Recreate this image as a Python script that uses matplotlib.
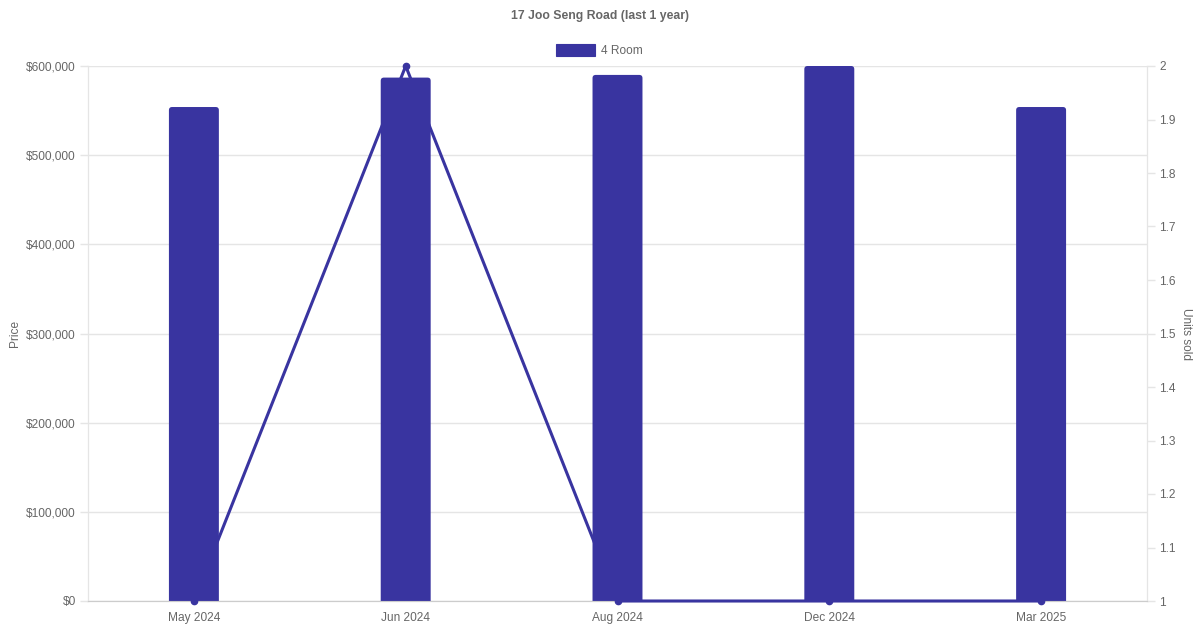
import numpy as np
import matplotlib
matplotlib.use('Agg')
import matplotlib.pyplot as plt
from matplotlib.ticker import FuncFormatter, MultipleLocator
from matplotlib.patches import FancyBboxPatch

months = ['May 2024', 'Jun 2024', 'Aug 2024', 'Dec 2024', 'Mar 2025']
price = [554000, 587000, 590000, 600000, 554000]
units = [1, 2, 1, 1, 1]

col = '#3934a0'
grid = '#e5e5e5'
txt = '#666666'
plt.rcParams['font.family'] = ['Liberation Sans', 'DejaVu Sans']

fig = plt.figure(figsize=(12, 6.3), dpi=100)
ax1 = fig.add_axes([88/1200, 1-601/630, (1147-88)/1200, (601-66)/630])
ax2 = ax1.twinx()

x = np.arange(len(months))
w = 50/212
# y units per pixel / x units per pixel, so the corner rounding stays circular
aspect = (600000/535) / (1/212)
for xi, p in zip(x, price):
    bar = FancyBboxPatch((xi - w/2, -20000), w, p + 20000,
                         boxstyle='round,pad=0,rounding_size=0.015',
                         mutation_aspect=aspect, fc=col, lw=0, zorder=3)
    ax1.add_patch(bar)

ax1.set_xlim(-0.5, 4.5)
ax1.set_ylim(0, 600000)
ax1.yaxis.set_major_locator(MultipleLocator(100000))
ax1.yaxis.set_major_formatter(FuncFormatter(lambda v, p: '${:,.0f}'.format(v)))
ax1.set_xticks(x)
ax1.set_xticklabels(months)
ax1.grid(axis='y', color=grid, lw=1, zorder=0)
ax1.set_axisbelow(True)

ax2.plot(x, units, color=col, lw=2.2, marker='o', ms=4.5, zorder=4, clip_on=False)
ax2.set_ylim(1, 2)
ax2.yaxis.set_major_locator(MultipleLocator(0.1))
ax2.yaxis.set_major_formatter(FuncFormatter(lambda v, p: '{:g}'.format(round(v, 1))))

for a in (ax1, ax2):
    a.spines['top'].set_visible(False)
    a.spines['left'].set_color(grid)
    a.spines['right'].set_color(grid)
    a.spines['bottom'].set_color('#cccccc')
    a.tick_params(colors=txt, labelsize=8.6, length=5.8, width=1)
    a.tick_params(axis='y', color=grid, pad=3)
ax1.tick_params(axis='x', length=0, pad=8)

ax1.set_ylabel('Price', color=txt, fontsize=8.6, labelpad=4)
ax2.set_ylabel('Units sold', color=txt, fontsize=8.6, rotation=270, labelpad=12)

fig.text(0.5, 1-16/630, '17 Joo Seng Road (last 1 year)', ha='center', va='center',
         color=txt, fontsize=8.8, fontweight='bold')
fig.patches.append(plt.Rectangle((556/1200, 1-56/630), 39/1200, 12/630,
                                 transform=fig.transFigure, fc=col, ec=col, lw=0.8))
fig.text(601/1200, 1-51/630, '4 Room', ha='left', va='center', color=txt, fontsize=8.6)

fig.savefig('out.png', dpi=100, facecolor='white')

**Work required**. Without the pictures, write out the whole listing above exactly as it appears.

**Task response**.
Recreate this image as a Python script that uses matplotlib.
import numpy as np
import matplotlib
matplotlib.use('Agg')
import matplotlib.pyplot as plt
from matplotlib.ticker import FuncFormatter, MultipleLocator
from matplotlib.patches import FancyBboxPatch

months = ['May 2024', 'Jun 2024', 'Aug 2024', 'Dec 2024', 'Mar 2025']
price = [554000, 587000, 590000, 600000, 554000]
units = [1, 2, 1, 1, 1]

col = '#3934a0'
grid = '#e5e5e5'
txt = '#666666'
plt.rcParams['font.family'] = ['Liberation Sans', 'DejaVu Sans']

fig = plt.figure(figsize=(12, 6.3), dpi=100)
ax1 = fig.add_axes([88/1200, 1-601/630, (1147-88)/1200, (601-66)/630])
ax2 = ax1.twinx()

x = np.arange(len(months))
w = 50/212
# y units per pixel / x units per pixel, so the corner rounding stays circular
aspect = (600000/535) / (1/212)
for xi, p in zip(x, price):
    bar = FancyBboxPatch((xi - w/2, -20000), w, p + 20000,
                         boxstyle='round,pad=0,rounding_size=0.015',
                         mutation_aspect=aspect, fc=col, lw=0, zorder=3)
    ax1.add_patch(bar)

ax1.set_xlim(-0.5, 4.5)
ax1.set_ylim(0, 600000)
ax1.yaxis.set_major_locator(MultipleLocator(100000))
ax1.yaxis.set_major_formatter(FuncFormatter(lambda v, p: '${:,.0f}'.format(v)))
ax1.set_xticks(x)
ax1.set_xticklabels(months)
ax1.grid(axis='y', color=grid, lw=1, zorder=0)
ax1.set_axisbelow(True)

ax2.plot(x, units, color=col, lw=2.2, marker='o', ms=4.5, zorder=4, clip_on=False)
ax2.set_ylim(1, 2)
ax2.yaxis.set_major_locator(MultipleLocator(0.1))
ax2.yaxis.set_major_formatter(FuncFormatter(lambda v, p: '{:g}'.format(round(v, 1))))

for a in (ax1, ax2):
    a.spines['top'].set_visible(False)
    a.spines['left'].set_color(grid)
    a.spines['right'].set_color(grid)
    a.spines['bottom'].set_color('#cccccc')
    a.tick_params(colors=txt, labelsize=8.6, length=5.8, width=1)
    a.tick_params(axis='y', color=grid, pad=3)
ax1.tick_params(axis='x', length=0, pad=8)

ax1.set_ylabel('Price', color=txt, fontsize=8.6, labelpad=4)
ax2.set_ylabel('Units sold', color=txt, fontsize=8.6, rotation=270, labelpad=12)

fig.text(0.5, 1-16/630, '17 Joo Seng Road (last 1 year)', ha='center', va='center',
         color=txt, fontsize=8.8, fontweight='bold')
fig.patches.append(plt.Rectangle((556/1200, 1-56/630), 39/1200, 12/630,
                                 transform=fig.transFigure, fc=col, ec=col, lw=0.8))
fig.text(601/1200, 1-51/630, '4 Room', ha='left', va='center', color=txt, fontsize=8.6)

fig.savefig('out.png', dpi=100, facecolor='white')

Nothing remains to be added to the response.